The Delaware River watershed was claimed by the English based on the explorations of John Cabot in 1497, Captain John Smith and others, and was given the name held as a title by Thomas West, 3rd Baron De La Warr, the Governor of Virginia from 1610 until 1618. At that time the area was considered to be part of the Virginia colony.

However, the Dutch thought they also had a claim, based on the 1609 explorations of Henry Hudson, and under the auspices of the Dutch West India Company were the first Europeans to actually occupy the land. They established trading posts in 1624 at "Hooghe Eyland" (High Island), now Burlington Island, opposite Burlington, New Jersey, in 1626 at Fort Nassau, now Gloucester City, New Jersey, and at Zwaanendael, now Lewes, Delaware in 1631. Peter Minuit was the Dutch Director-General of the New Netherlands during this period and probably spent some time at the Burlington Island post, thereby familiarizing himself with the region.

In any case, Minuit had a falling out with the directors of the Dutch West India Company, was recalled from the New Netherlands, and promptly made his services available to his many friends in Sweden, then a major power in European politics. They established a New Sweden Company and, following much negotiation, he led a group under the flag of Sweden to the Delaware River in 1638. They established a trading post at Fort Christina, now in Wilmington, Delaware. Minuit claimed possession of the western side of the Delaware River, saying he had found no European settlement there. Unlike the Dutch West India Company, the Swedes intended to actually bring settlers to their outpost and begin a colony.

Minuit drowned in a hurricane on the way home that same year, but the Swedish colony continued to grow gradually. By 1644, Swedish and Finnish settlers were living along both sides of the Delaware River from Fort Christina to the Schuylkill River. New Sweden's best known governor, Johan Björnsson Printz, moved his residence to what is now Tinicum Township, Delaware County, Pennsylvania, where he intended to concentrate the settlements.

While the Dutch settlement at Zwaanendael, or present day Lewes, was soon destroyed in a war with native Americans, the Dutch never gave up their claim to the area and, in 1651, under the leadership of Peter Stuyvesant, built Fort Casimir, now New Castle, Delaware.
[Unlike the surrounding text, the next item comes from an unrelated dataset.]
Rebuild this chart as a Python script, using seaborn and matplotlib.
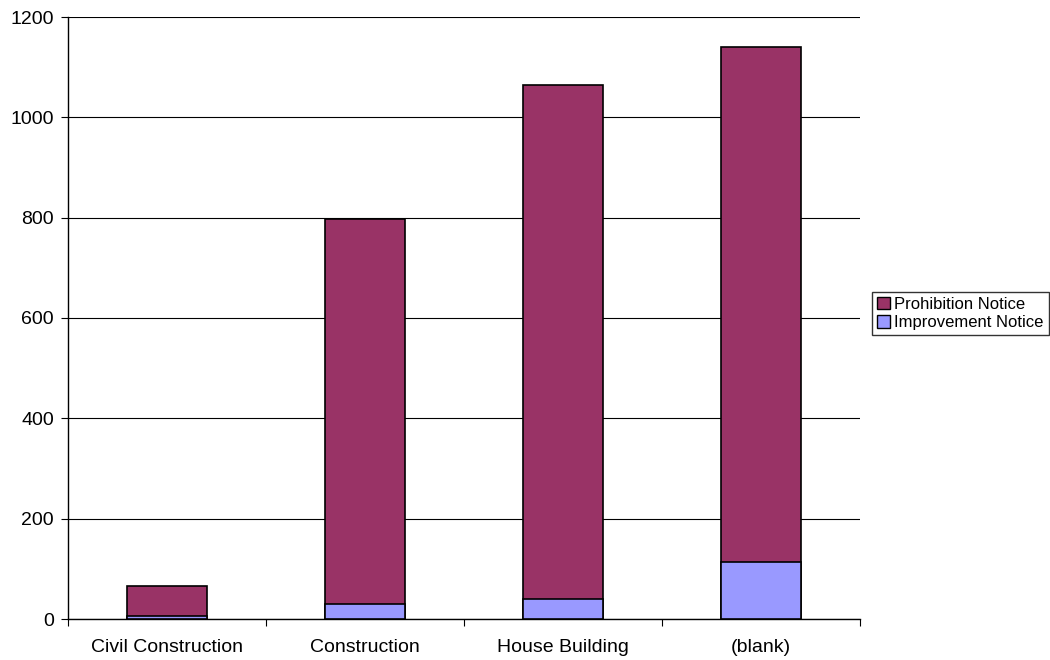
import pandas as pd
import matplotlib.pyplot as plt
import seaborn as sns
import numpy as np
from matplotlib.patches import Patch

# values
categories = ['Civil Construction', 'Construction', 'House Building', '(blank)']
improvement = [5, 29, 40, 113]
prohibition = [61, 768, 1024, 1027]

df = pd.DataFrame({'Category': categories,
                   'Improvement Notice': improvement,
                   'Prohibition Notice': prohibition})
df['Total'] = df['Improvement Notice'] + df['Prohibition Notice']

sns.set_style('white')
plt.rcParams['font.family'] = ['Liberation Sans', 'DejaVu Sans']
plt.rcParams['text.color'] = 'black'
plt.rcParams['xtick.color'] = 'black'
plt.rcParams['ytick.color'] = 'black'

fig = plt.figure(figsize=(10.5, 6.6), dpi=100)
ax = fig.add_axes([68/1050, 1 - 619/660, (860-68)/1050, (619-17)/660])

# stacked bars: total first (prohibition colour), improvement drawn over it
sns.barplot(data=df, x='Category', y='Total', color='#993366', width=0.4,
            edgecolor='black', linewidth=1.2, saturation=1, ax=ax, zorder=3)
sns.barplot(data=df, x='Category', y='Improvement Notice', color='#9999FF', width=0.4,
            edgecolor='black', linewidth=1.2, saturation=1, ax=ax, zorder=4)

ax.set_ylim(0, 1200)
ax.set_xlim(-0.5, 3.5)
ax.set_yticks(np.arange(0, 1201, 200))
ax.yaxis.grid(True, color='black', linewidth=0.8)
ax.set_axisbelow(True)
ax.set_xlabel('')
ax.set_ylabel('')

for s in ['top', 'right']:
    ax.spines[s].set_visible(False)
for s in ['left', 'bottom']:
    ax.spines[s].set_color('black')
    ax.spines[s].set_linewidth(1.0)

ax.tick_params(axis='y', which='major', left=True, length=5, width=0.8, color='black',
               labelcolor='black', labelsize=14, pad=5)
ax.tick_params(axis='x', which='major', bottom=False, labelcolor='black', labelsize=14, pad=11)
ax.set_xticks(np.arange(-0.5, 4, 1), minor=True)
ax.tick_params(axis='x', which='minor', bottom=True, length=5, width=0.8, color='black')

handles = [Patch(facecolor='#993366', edgecolor='black', label='Prohibition Notice'),
           Patch(facecolor='#9999FF', edgecolor='black', label='Improvement Notice')]
leg = fig.legend(handles=handles, loc='upper left', bbox_to_anchor=(872/1050, 1 - 292/660),
                 frameon=True, fancybox=False, fontsize=12, handlelength=0.75, handleheight=0.75,
                 handletextpad=0.3, borderpad=0.3, labelspacing=0.2, borderaxespad=0,
                 labelcolor='black')
leg.get_frame().set_edgecolor('black')
leg.get_frame().set_linewidth(1.0)

fig.savefig('out.png', dpi=100)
Three years later, in 1654, Johan Rising, the Swedish governor captured Fort Casimir from the Dutch. For the Swedes, this was a catastrophic miscalculation as the next summer, 1655, an enraged Stuyvesant led another Dutch expedition to the Delaware River, attacked all the Swedish communities and forcibly ended the New Sweden colony, incorporating the whole area back into the New Netherland colony.